子どもの心に残るもの
私は台所に立っている時、よく母のことばを思い出します。「包丁は使い終わったらすぐに洗ってしまうのよ。出しっぱなしにしているとケガをするからね」とか「ご飯を炊いたお釜はすぐに水につけるのよ。そうしないとお産の時、苦労するって昔から言われてるのよ」「葉物は沸騰したお湯に入れて茹でる。土の中のものは水から茹でる」などなど暮らしの知恵のようなことから時には迷信のようなことまでたわいもない母の呟きが母の作っていた味噌汁の匂いや野菜を刻む音、糠漬けの味とともによみがえってきます。
母が亡くなったのは私が27歳の時でもっと一緒に過ごしたかったとか母にお料理やお裁縫など教えてもらっておけばよかったと思うことがあります。けれど私の体や心にはちゃんと母のことばが残っていてそこをたどっていけばなんとか「大丈夫」とまた台所に立ちます。

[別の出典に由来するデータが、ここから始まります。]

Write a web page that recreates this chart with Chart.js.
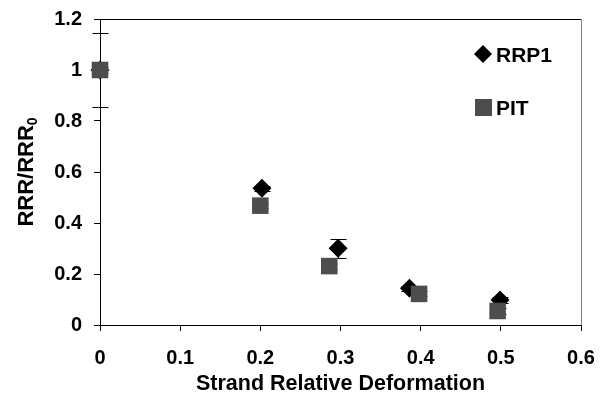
<!DOCTYPE html>
<html>
<head>
<meta charset="utf-8">
<script src="https://cdn.jsdelivr.net/npm/chart.js@4"></script>
<style>
  html, body { margin: 0; padding: 0; background: #fff; }
  #wrap { width: 610px; height: 394px; }
</style>
</head>
<body>
<div id="wrap"><canvas id="rrrChart" width="610" height="394"></canvas></div>
<script>
// data
const rrp1X = [0, 0.202, 0.297, 0.386, 0.499];
const rrp1Y = [1.0, 0.536, 0.301, 0.144, 0.098];
const rrp1Err = [0.146, 0.01, 0.038, 0.01, 0.01];

const pitX = [0, 0.2, 0.286, 0.398, 0.496];
const pitY = [1.0, 0.468, 0.231, 0.122, 0.055];
const pitErr = [0.01, 0.01, 0.01, 0.01, 0.01];

const xTicks = [0, 0.1, 0.2, 0.3, 0.4, 0.5, 0.6];
const yTicks = [0, 0.2, 0.4, 0.6, 0.8, 1.0, 1.2];

const seriesNames = ["RRP1", "PIT"];

const FONT = "'Liberation Sans', Arial, sans-serif";

function toPoints(xs, ys) {
  return xs.map((x, i) => ({ x: x, y: ys[i] }));
}

// vertical error bars with caps, drawn under the markers
const errorBars = {
  id: "errorBars",
  beforeDatasetsDraw(chart) {
    const ctx = chart.ctx;
    const xs = chart.scales.x;
    const ys = chart.scales.y;
    const sets = [[rrp1X, rrp1Y, rrp1Err], [pitX, pitY, pitErr]];
    ctx.save();
    ctx.strokeStyle = "#000";
    ctx.lineWidth = 1;
    sets.forEach(([px, py, pe]) => {
      px.forEach((x, i) => {
        const cx = Math.round(xs.getPixelForValue(x)) + 0.5;
        const top = Math.round(ys.getPixelForValue(py[i] + pe[i])) + 0.5;
        const bot = Math.round(ys.getPixelForValue(py[i] - pe[i])) + 0.5;
        ctx.beginPath();
        ctx.moveTo(cx, top);
        ctx.lineTo(cx, bot);
        ctx.moveTo(cx - 8, top);
        ctx.lineTo(cx + 8, top);
        ctx.moveTo(cx - 8, bot);
        ctx.lineTo(cx + 8, bot);
        ctx.stroke();
      });
    });
    ctx.restore();
  },
};

// top/right frame, y title with subscript and the in-plot legend
const extras = {
  id: "extras",
  afterDraw(chart) {
    const ctx = chart.ctx;
    const a = chart.chartArea;
    ctx.save();
    ctx.lineWidth = 1;
    ctx.strokeStyle = "#000";
    ctx.beginPath();
    ctx.moveTo(a.left, a.top + 0.5);
    ctx.lineTo(a.right, a.top + 0.5);
    ctx.stroke();
    ctx.strokeStyle = "#808080";
    ctx.beginPath();
    ctx.moveTo(a.right + 0.5, a.top);
    ctx.lineTo(a.right + 0.5, a.bottom);
    ctx.stroke();

    // y axis title
    ctx.fillStyle = "#000";
    const main = "RRR/RRR";
    ctx.font = "bold 22px " + FONT;
    const w1 = ctx.measureText(main).width;
    ctx.font = "bold 14px " + FONT;
    const w2 = ctx.measureText("0").width;
    ctx.translate(33, (a.top + a.bottom) / 2);
    ctx.rotate(-Math.PI / 2);
    ctx.textAlign = "left";
    ctx.textBaseline = "alphabetic";
    ctx.font = "bold 22px " + FONT;
    ctx.fillText(main, -(w1 + w2) / 2, 0);
    ctx.font = "bold 14px " + FONT;
    ctx.fillText("0", -(w1 + w2) / 2 + w1, 4);
    ctx.restore();

    // legend
    ctx.save();
    ctx.font = "bold 21px " + FONT;
    ctx.textBaseline = "middle";
    ctx.textAlign = "left";
    ctx.fillStyle = "#000";
    ctx.beginPath();
    ctx.moveTo(483, 45);
    ctx.lineTo(492, 54);
    ctx.lineTo(483, 63);
    ctx.lineTo(474, 54);
    ctx.closePath();
    ctx.fill();
    ctx.fillText(seriesNames[0], 496, 56);
    ctx.fillStyle = "#4d4d4d";
    ctx.fillRect(475, 99, 17, 17);
    ctx.fillStyle = "#000";
    ctx.fillText(seriesNames[1], 496, 109);
    ctx.restore();
  },
};

const ctx = document.getElementById("rrrChart").getContext("2d");

new Chart(ctx, {
  type: "scatter",
  data: {
    datasets: [
      {
        label: seriesNames[0],
        data: toPoints(rrp1X, rrp1Y),
        pointStyle: "rectRot",
        pointRadius: 9.5,
        pointHoverRadius: 9.5,
        backgroundColor: "#000",
        borderColor: "#000",
        borderWidth: 0,
        clip: false,
        order: 1,
      },
      {
        label: seriesNames[1],
        data: toPoints(pitX, pitY),
        pointStyle: "rect",
        pointRadius: 11.7,
        pointHoverRadius: 11.7,
        backgroundColor: "#4d4d4d",
        borderColor: "#4d4d4d",
        borderWidth: 0,
        clip: false,
        order: 0,
      },
    ],
  },
  options: {
    responsive: false,
    animation: false,
    events: [],
    layout: { autoPadding: false, padding: { top: 19, right: 29, left: 0, bottom: 0 } },
    plugins: {
      legend: { display: false },
      tooltip: { enabled: false },
    },
    scales: {
      x: {
        type: "linear",
        min: 0,
        max: 0.6,
        afterFit: (scale) => {
          scale.height = 69;
          scale.paddingLeft = 0;
          scale.paddingRight = 0;
        },
        afterBuildTicks: (scale) => { scale.ticks = xTicks.map((v) => ({ value: v })); },
        grid: { drawOnChartArea: false, drawTicks: true, tickLength: 6, color: "#000" },
        border: { color: "#000", width: 1 },
        ticks: {
          color: "#000",
          padding: 15,
          maxRotation: 0,
          font: { family: FONT, size: 20, weight: "bold" },
          callback: (v) => String(Math.round(v * 10) / 10),
        },
        title: {
          display: true,
          text: "Strand Relative Deformation",
          color: "#000",
          padding: { top: 0, bottom: -3 },
          font: { family: FONT, size: 21.5, weight: "bold" },
        },
      },
      y: {
        type: "linear",
        min: 0,
        max: 1.2,
        afterFit: (scale) => {
          scale.width = 100;
          scale.paddingTop = 0;
          scale.paddingBottom = 0;
        },
        afterBuildTicks: (scale) => { scale.ticks = yTicks.map((v) => ({ value: v })); },
        grid: { drawOnChartArea: false, drawTicks: true, tickLength: 6, color: "#000" },
        border: { color: "#000", width: 1 },
        ticks: {
          color: "#000",
          padding: 12,
          font: { family: FONT, size: 20, weight: "bold" },
          callback: (v) => String(Math.round(v * 10) / 10),
        },
      },
    },
  },
  plugins: [errorBars, extras],
});
</script>
</body>
</html>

先日、オンラインの昔話の会に参加した時のこと。初老の男性が、「子どもの時、寝る前におばあちゃんの布団にもぐりこんで昔話を聞くのが楽しみだった」と話されました。その方はつい昨日のことのように「ばあさんがね、言うんですよ。目をつぶって聞くんだよって。あれは早く寝かしつけたかったからそう言ったんだろうなあ。でも目をつぶるとばあさんのお話の物語がぱ〜っと広がるんだなあ。楽しかったり、ドキドキしたりしたなあ」と話されました。私が「お子さんやお孫さんにもお話をされるのですか」と聞くと「子どもにも話したよ。今は孫にするのが楽しみでね。やっぱり私も目をつぶって聞くんだよって言うんだ。その時、ばあさんの布団の匂いを思い出すね〜」とおっしゃいました。
何気ない日常の温かい記憶がその人の生活を豊かにしたり、支えたり、心に寄り添ってくれたりします。私たちは子どもの心に何を残せるのでしょう。
年少組のアドベントカレンダー作りの時に片岡先生が「♪アドベントクランツに〜♪」とアドベントの間、子どもたちと一緒に歌うさんびかを歌いました。一人のお母様が声を合わせて歌われてその後「先生、私この歌を子どもの頃に歌ったのを覚えていました。」とおっしゃいました。きっと幸せな記憶として心の底に残っていたのでしょう。